Dataset records:
+-------+
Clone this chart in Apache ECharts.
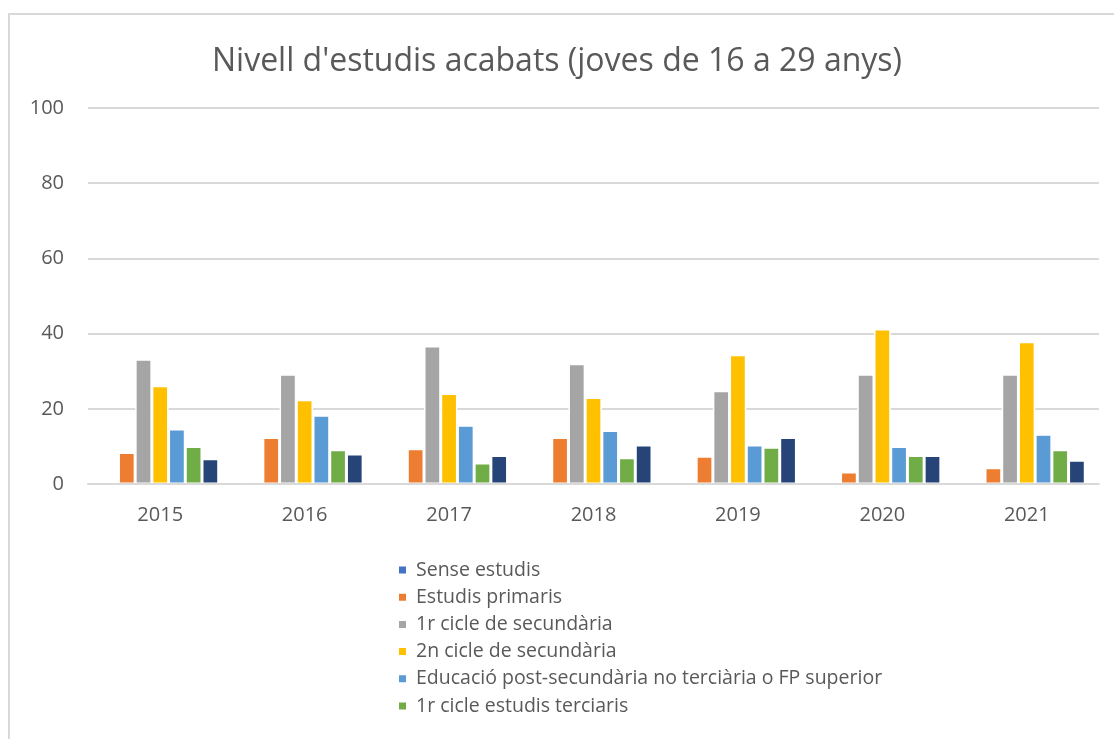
<!DOCTYPE html>
<html>
<head>
<meta charset="utf-8">
<script src="https://cdn.jsdelivr.net/npm/echarts@6/dist/echarts.min.js"></script>
<style>
  html, body { margin: 0; padding: 0; background: #fff; }
  #main { width: 1114px; height: 739px; }
</style>
</head>
<body>
<div id="main"></div>
<script>
// anys
var years = ['2015', '2016', '2017', '2018', '2019', '2020', '2021'];

// valors llegits del gràfic (%)
var senseEstudis = [0, 0.5, 0, 0, 0, 0, 0];
var estudisPrimaris = [8.4, 12.4, 9.4, 12.4, 7.4, 3.2, 4.3];
var primerCicleSec = [33.2, 29.2, 36.7, 32.0, 24.8, 29.2, 29.2];
var segonCicleSec = [26.1, 22.4, 24.1, 23.0, 34.4, 41.2, 37.8];
var postSecundaria = [14.6, 18.3, 15.6, 14.2, 10.4, 10.0, 13.2];
var primerCicleTer = [10.0, 9.1, 5.6, 7.0, 9.8, 7.6, 9.1];
var segonCicleTer = [6.7, 8.0, 7.6, 10.4, 12.4, 7.6, 6.3];

var seriesNames = [
    'Sense estudis',
    'Estudis primaris',
    '1r cicle de secundària',
    '2n cicle de secundària',
    'Educació post-secundària no terciària o FP superior',
    '1r cicle estudis terciaris',
    '2n cicle estudis terciaris'
];
var seriesData = [senseEstudis, estudisPrimaris, primerCicleSec, segonCicleSec,
    postSecundaria, primerCicleTer, segonCicleTer];
var colors = ['#4472C4', '#ED7D31', '#A5A5A5', '#FFC000', '#5B9BD5', '#70AD47', '#264478'];

var font = '"Open Sans", Lato, sans-serif';
var textColor = '#595959';

var myChart = echarts.init(document.getElementById('main'));

myChart.setOption({
    animation: false,
    color: colors,
    title: {
        text: "Nivell d'estudis acabats (joves de 16 a 29 anys)",
        left: 'center',
        top: 41,
        textStyle: { fontFamily: font, fontSize: 32, fontWeight: 'normal', color: textColor }
    },
    graphic: [{
        type: 'rect',
        shape: { x: 9, y: 14, width: 1200, height: 800 },
        style: { fill: 'none', stroke: '#d9d9d9', lineWidth: 2 }
    }],
    legend: {
        orient: 'vertical',
        left: 392,
        top: 555,
        icon: 'rect',
        itemWidth: 9,
        itemHeight: 9,
        itemGap: 7.2,
        data: seriesNames.slice(0, 6),
        textStyle: { fontFamily: font, fontSize: 19.5, lineHeight: 20, color: textColor, padding: [0, 0, 0, 4] }
    },
    grid: { left: 88, right: 15, top: 108, bottom: 255 },
    xAxis: {
        type: 'category',
        data: years,
        z: 5,
        axisTick: { show: false },
        axisLine: { lineStyle: { color: '#d9d9d9', width: 2 } },
        axisLabel: { fontFamily: font, fontSize: 20, color: textColor, margin: 21 }
    },
    yAxis: {
        type: 'value',
        min: 0,
        max: 100,
        interval: 20,
        axisLine: { show: false },
        axisTick: { show: false },
        axisLabel: { fontFamily: font, fontSize: 20, color: textColor, margin: 24 },
        splitLine: { lineStyle: { color: '#d9d9d9', width: 2 } }
    },
    series: seriesNames.map(function (name, i) {
        return {
            name: name,
            type: 'bar',
            data: seriesData[i],
            barGap: '0%',
            barCategoryGap: '19%',
            itemStyle: { borderColor: '#fff', borderWidth: 1.5 }
        };
    })
});
</script>
</body>
</html>
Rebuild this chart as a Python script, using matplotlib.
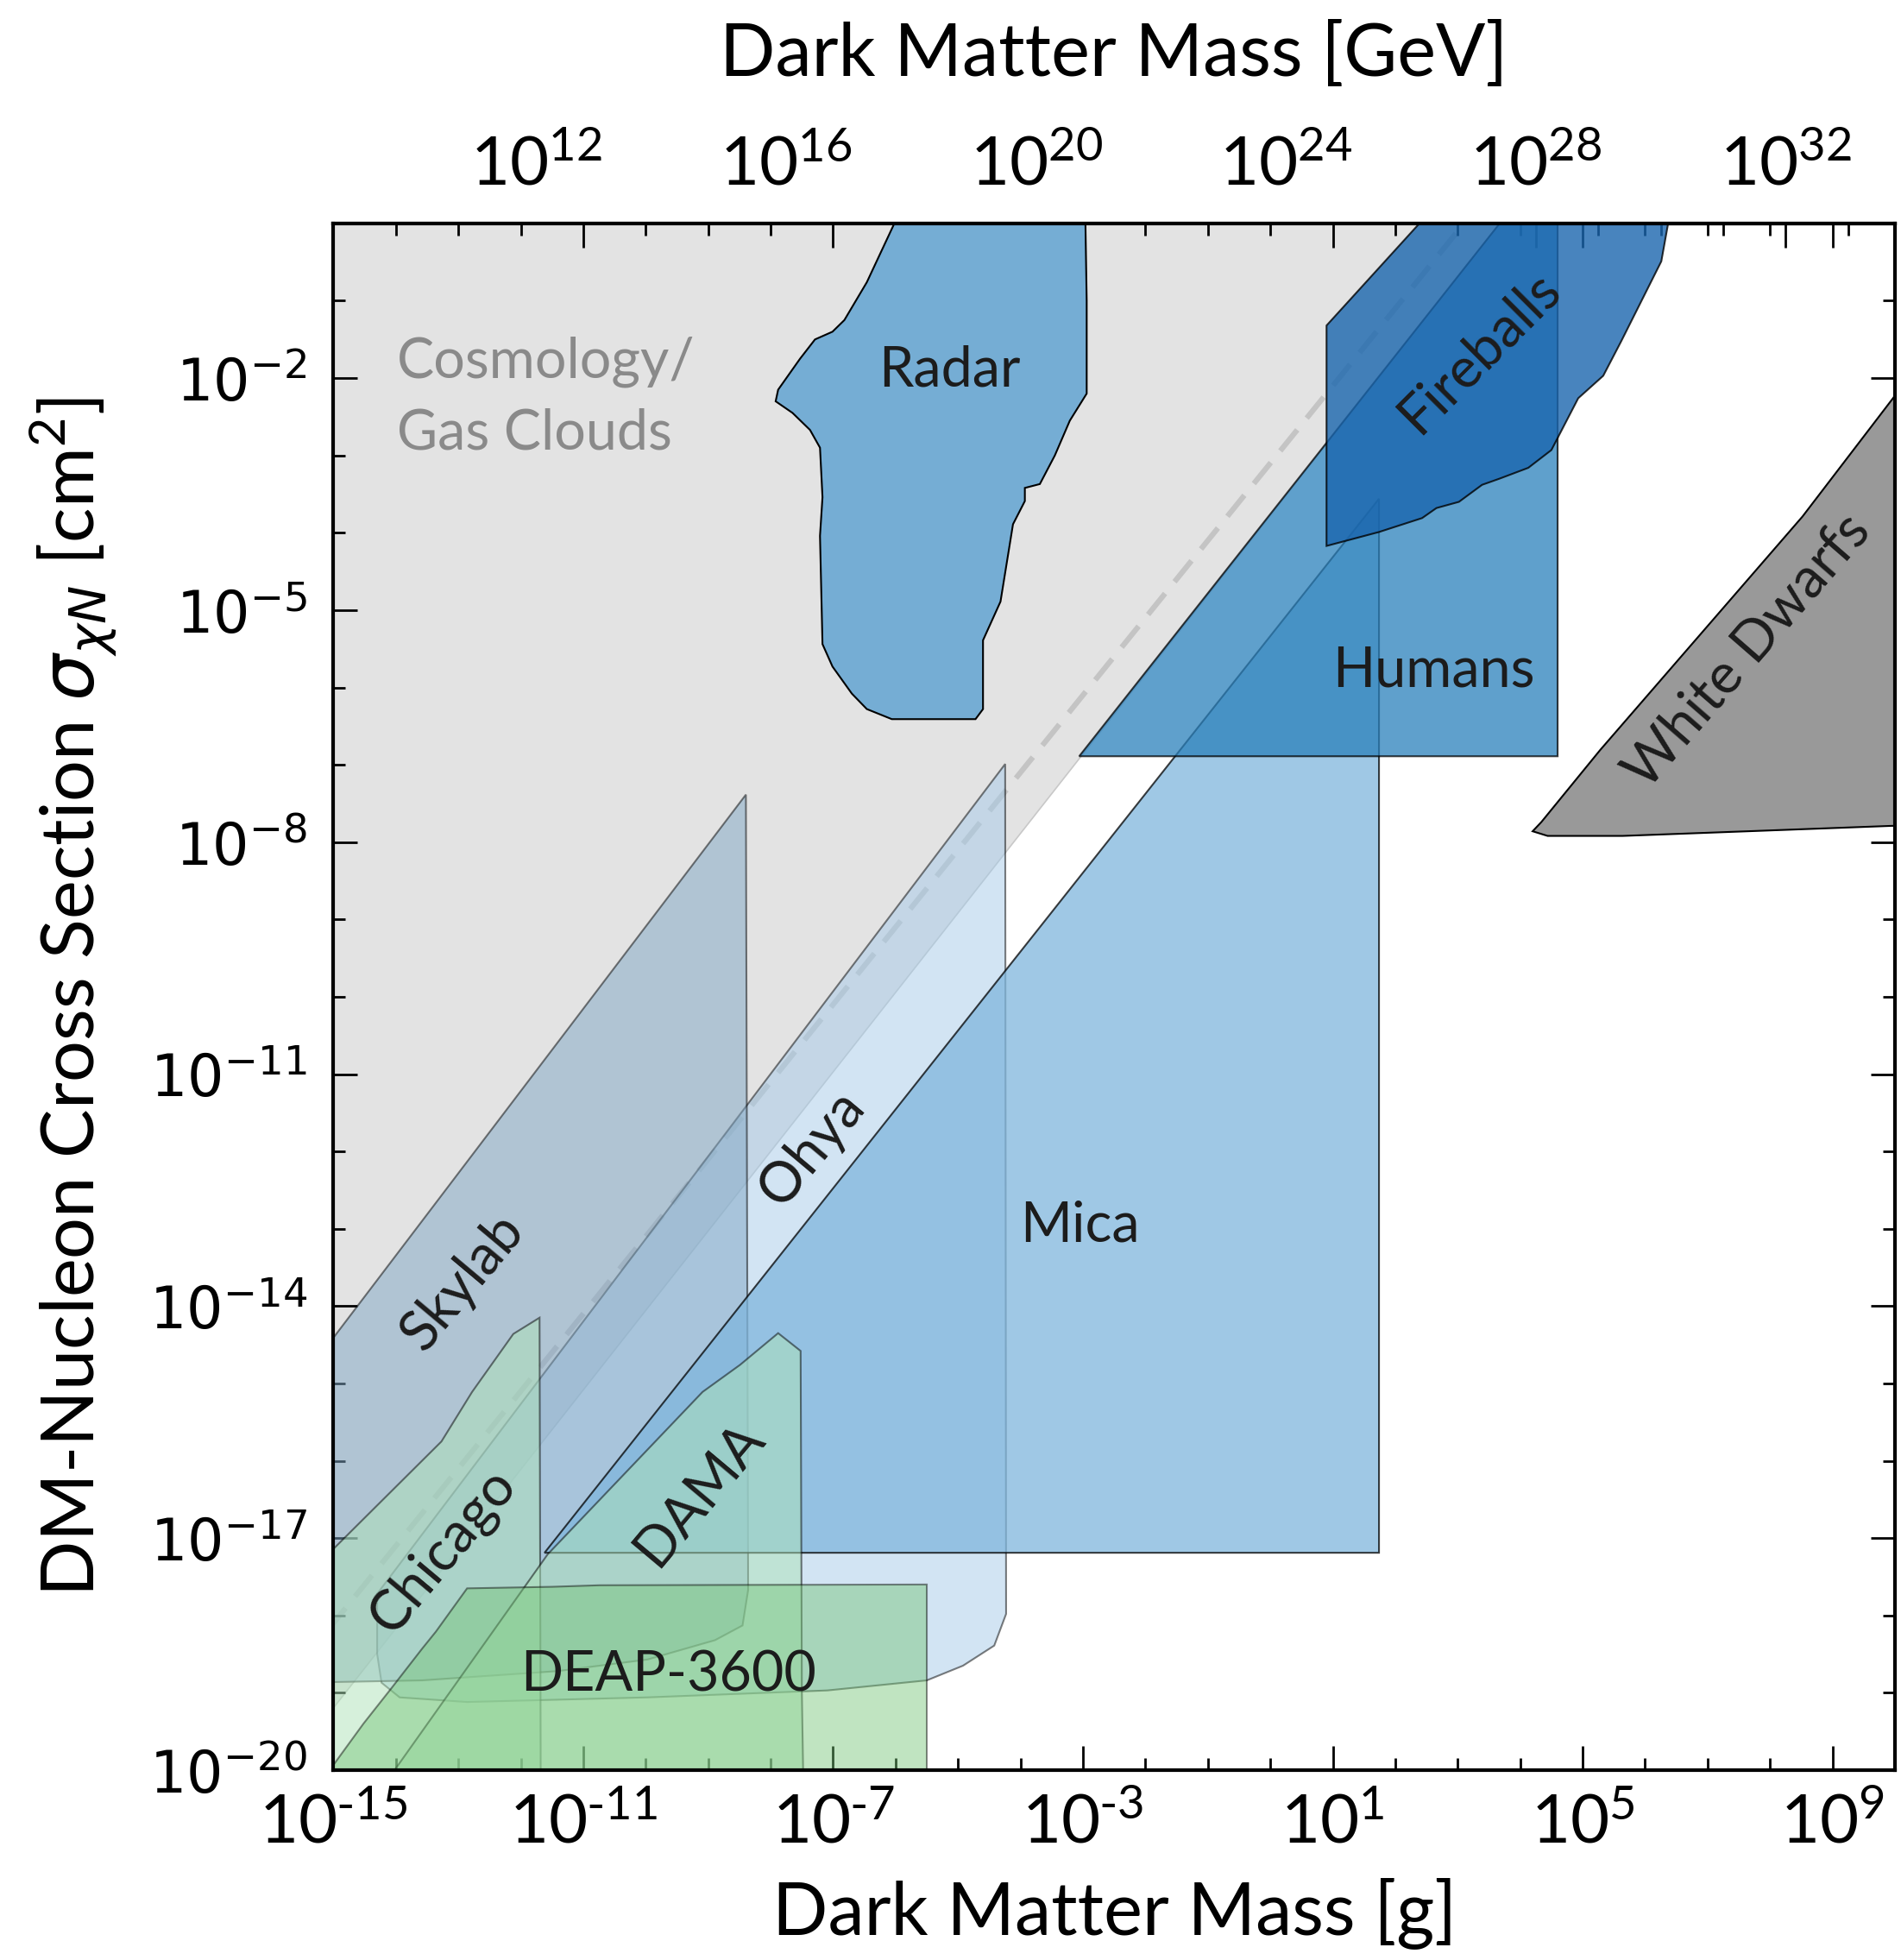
+-------+
What is asked:
Each line above that holds the string "this" should be copied and shown.

Task solution:
Clone this chart in Apache ECharts.
Rebuild this chart as a Python script, using matplotlib.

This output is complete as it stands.